NEW DELHI Sadness combined with a sense of waste and anger dulled any new year cheer on board the final Pakistan International Airlines (PIA) flight to India yesterday.

The Lahore to New Delhi flight was the last before a ban takes effect today on Pakistani aircraft using Indian air space.

The tit-for-tat ban was imposed amid soaring military tensions between the two countries in the wake of the recent attack on the Indian Parliament, which New Delhi has blamed on Pakistan militant groups acting at the behest of Pakistani military intelligence.

In Lahore, PIA official Saeed Khan tried, not without difficulty, to round up the passengers wanting to board Flight PK-270.

"This is probably the last flight for quite some time," Mr. Khan said.

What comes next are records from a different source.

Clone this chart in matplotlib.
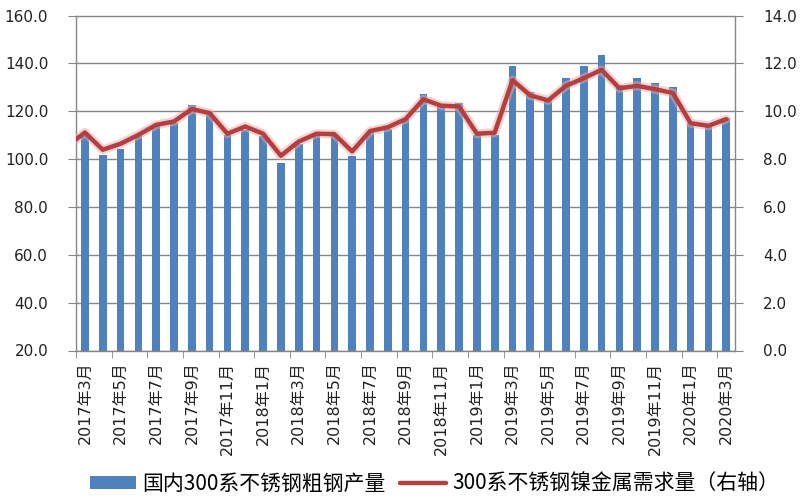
"""Domestic 300-series stainless crude steel output vs nickel demand, 2017-03 to 2020-03."""

from __future__ import annotations

import matplotlib

matplotlib.use("Agg")
import matplotlib.pyplot as plt
import numpy as np

plt.rcParams["font.family"] = ["DejaVu Sans", "Noto Sans CJK SC"]

# month labels, 2017年3月 .. 2020年3月
MONTHS = [f"{2017 + (m - 1) // 12}年{(m - 1) % 12 + 1}月" for m in range(3, 40)]

# 国内300系不锈钢粗钢产量 (left axis)
OUTPUT = [
    109.5, 101.8, 104.4, 110.2, 114.0, 115.1, 122.4, 119.6, 110.2, 112.3,
    109.5, 98.4, 106.5, 109.8, 109.5, 101.2, 111.1, 112.6, 117.0, 127.3,
    122.8, 123.3, 110.0, 110.0, 138.8, 128.0, 125.2, 133.7, 138.8, 143.4,
    130.8, 133.7, 131.9, 130.0, 115.1, 114.4, 117.2,
]

# 300系不锈钢镍金属需求量 (right axis); first value is 2017年2月, cut off at the axis edge
NICKEL = [
    8.53,
    9.11, 8.39, 8.64, 9.01, 9.43, 9.57, 10.09, 9.92, 9.06, 9.36,
    9.06, 8.14, 8.73, 9.06, 9.04, 8.32, 9.17, 9.33, 9.67, 10.50,
    10.23, 10.20, 9.06, 9.10, 11.30, 10.66, 10.45, 11.06, 11.38, 11.73,
    10.96, 11.06, 10.92, 10.76, 9.50, 9.39, 9.67,
]

LEFT_TICKS = [20, 40, 60, 80, 100, 120, 140, 160]
RIGHT_TICKS = [0, 2, 4, 6, 8, 10, 12, 14]

BAR_COLOR = "#4F81BD"
LINE_COLOR = "#B3403F"
GRID_COLOR = "#868686"
LABELS = ["国内300系不锈钢粗钢产量", "300系不锈钢镍金属需求量（右轴）"]


def main() -> None:
    fig = plt.figure(figsize=(8, 5), dpi=100)
    ax = fig.add_axes([0.095, 0.299, 0.824, 0.670])
    ax2 = ax.twinx()

    x = np.arange(len(MONTHS))
    bars = ax.bar(x, OUTPUT, width=0.43, color=BAR_COLOR, zorder=2)

    line_x = np.arange(-1, len(NICKEL) - 1)
    ax2.plot(line_x, NICKEL, color="#E9A8A8", lw=6.5, alpha=0.5,
             solid_capstyle="round", solid_joinstyle="round")
    (line,) = ax2.plot(line_x, NICKEL, color=LINE_COLOR, lw=3.2,
                       solid_capstyle="round", solid_joinstyle="round")

    ax.set_xlim(-0.5, len(MONTHS) - 0.5)
    ax.set_ylim(20, 160)
    ax2.set_ylim(0, 14)
    ax.set_yticks(LEFT_TICKS)
    ax.set_yticklabels([f"{v:.1f}" for v in LEFT_TICKS])
    ax2.set_yticks(RIGHT_TICKS)
    ax2.set_yticklabels([f"{v:.1f}" for v in RIGHT_TICKS])

    ax.set_xticks(x[::2])
    ax.set_xticklabels(MONTHS[::2], rotation=90, fontsize=11.5)
    ax.set_xticks(np.arange(-0.5, len(MONTHS) - 1, 2), minor=True)
    ax.tick_params(axis="x", which="major", length=0, pad=8, colors="#222222")
    ax.tick_params(axis="x", which="minor", length=5, color=GRID_COLOR, direction="out")
    ax.tick_params(axis="y", length=6, color=GRID_COLOR, pad=14, labelsize=11,
                   labelcolor="#222222")
    ax2.tick_params(axis="y", length=6, color=GRID_COLOR, pad=14, labelsize=11,
                    labelcolor="#222222")

    ax.grid(axis="y", color=GRID_COLOR, lw=1)
    ax.set_axisbelow(True)
    for a in (ax, ax2):
        for side in ("top", "left", "right", "bottom"):
            a.spines[side].set_visible(False)
    ax.spines["left"].set_visible(True)
    ax.spines["bottom"].set_visible(True)
    ax2.spines["right"].set_visible(True)
    for spine in (ax.spines["left"], ax.spines["bottom"], ax2.spines["right"]):
        spine.set_color(GRID_COLOR)
        spine.set_linewidth(1)

    fig.legend(
        [bars, line],
        LABELS,
        loc="center",
        bbox_to_anchor=(0.543, 0.033),
        ncol=2,
        frameon=False,
        handlelength=2.2,
        handleheight=0.6,
        handletextpad=0.3,
        columnspacing=0.7,
        prop={"family": ["Noto Sans CJK SC", "DejaVu Sans"], "size": 15},
    )

    fig.savefig("out.png", dpi=100)
    plt.close(fig)


if __name__ == "__main__":
    main()
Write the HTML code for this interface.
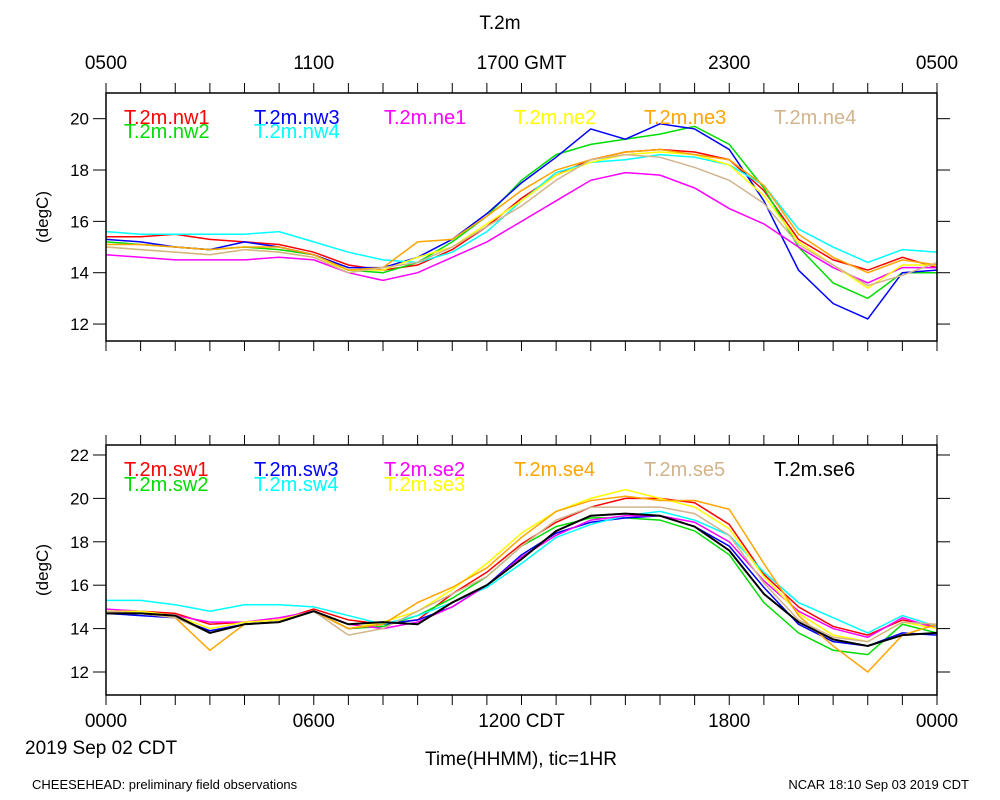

The railroad stations of New Delhi and Lahore witnessed similar emotional scenes when the last of the Samhjauta Express trains left the two countries.

Hundreds of Pakistanis and Indians were crammed in extra train cars, trying to beat the governments' decision to stop train and bus services between the two countries from today.

Named for the Hindi word for "understanding," the rail service two trains a week in each direction was inaugurated in 1976 as part of a peace treaty.

The snapping of air links between the two countries does have precedent, notably during the three wars the South Asian rivals have fought since independence from British rule in 1947.

"Nobody is happy today," Mr. Khan said, noting that the air space ban would cause "serious disruptions" to the lives of ordinary people on both sides of the border who were "naturally upset and angry."

After the traditional Muslim prayer was relayed over the intercom, the Boeing 737-300 took off from Lahore at 3:25 p.m. without a word from the pilot, Capt. Farukh Cheemah.

On board, the passengers were mostly stony-faced and made little attempt to speak to one another.

Bhanu Prasad, a 40-year old textile engineer, was livid. A native of the western Indian city of Ahmedabad, he had gone to Pakistan on a business trip and had originally planned to stay until Friday.

"Because of the problems, I'm returning earlier," he said. Criticizing the air-space ban, Mr. Prasad said that, as usual, "it's the ordinary people who will be made to suffer."

Thousands of families divided since the partition of the subcontinent will now be forced to make huge and costly detours in order to visit one another.

Mr. Prasad said he saw little chance of the military tensions escalating into an actual conflict.

"India is simply telling Pakistan to crack down on the militants," he said. "Perhaps they would act if evidence [implicating Pakistan] was made available."